Justice Antonin Scalia’s recent pronouncement that women are not entitled to constitutional protection on grounds of sex has engendered a huge backlash from much of the constitutional establishment. John commented on it here, focusing on originalism, I will focus on the language of the 14th amendment’s Equal Protection Clause.

Justice Scalia’s position rests on a form of historical originalism that regards the collective intentions of the parties who passed the amendment as the best evidence of its scope and meaning. All the pressure at that point was on discrimination on grounds of race, so that it would be difficult, if not impossible to find a single scrap of evidence that indicated sex discrimination was ever a target of the Amendment.

The Justice could strengthen his case by noting, not coincidentally, that the first decision to find that the Equal Protection Clause was the 1971 decision in Reed v. Reed which was decided only seven years after the Civil Rights Act of 1964 banned sex discrimination in employment. There is much to be said for the position that the constitutional determination followed the political Zeitgeist.

Yet, then again, there is a good deal that can be said, at least within limits for the other side of the proposition. The equal protection clause reads quite simply that “no state shall … deny to any person within its jurisdiction the equal protection of the laws.’

There is within that provision absolutely nothing that refers to race as the sole ground of distinction. Indeed many modern cases are prepared to allow all sorts of challenges to legal distinctions between any two groups for any reason. Thus the current law allows partnerships to challenge laws that apply to them but not to corporations, even though the Equal Protection Clause does not contain a syllable about either type of business, neither of which is self-evidently a (natural) person to begin with. So there is certainly some elasticity in the joints of the Clause.

At this point, however, it becomes critical to ask just what kinds of action the Equal Protection Clause covers. The modern defenders of the Clause insist that it extends to two situations. First, that it applies to the federal government, when by its terms it is limited to the states. Second, they assume that “equal protection” is synonymous with “equality of the law”.

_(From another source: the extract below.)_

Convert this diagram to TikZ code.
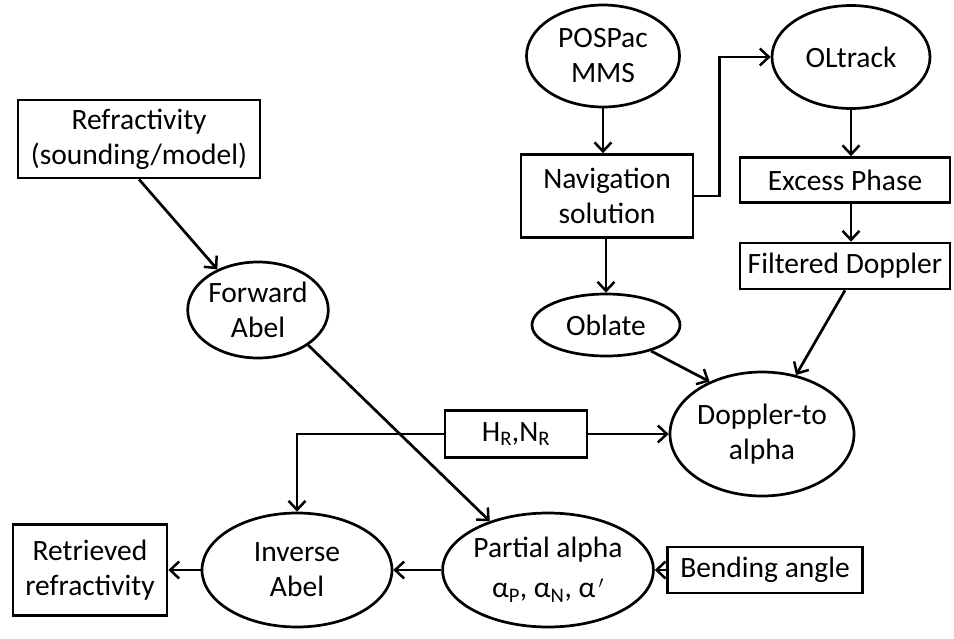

The first of these assertions comes out of the racial desegregation case of Bolling v. Sharp, where the point was just asserted and not argued for. Justice Scalia should have to dissent from that view, and for good textual reasons.

The second point is more subtle. The Equal Protection Clause has to be read in context of both the Privileges or Immunities Clause and the Due Process Clause of the Fourteenth Amendment. In general, I believe that it was meant to cover equality of treatment under the criminal law, so that black defendants could not be treated, for example, more harshly than white ones. So confined to the criminal processes, the extension of equal protection on grounds of sex makes sense, both ways. Neither women nor men should be subject to conviction by a preponderance of evidence if the other group is not.

So in a sense the difficulty is this: Justice Scalia is wrong if the clause is limited to the cases that it was intended to cover. But the modern feminists are wrong if they think that the Clause has sufficient bite that it can force, for example, the state of Virginia to integrate by sex its military academy, as Justice Ruth Ginsburg held in United States v. Virginia in 1996.

There is a real moral here. Originalism may be a fine judicial philosophy but it requires a great attention to detail that in this instance was supplied neither by Justice Scalia on the one hand or his numerous constitutional critics on the other.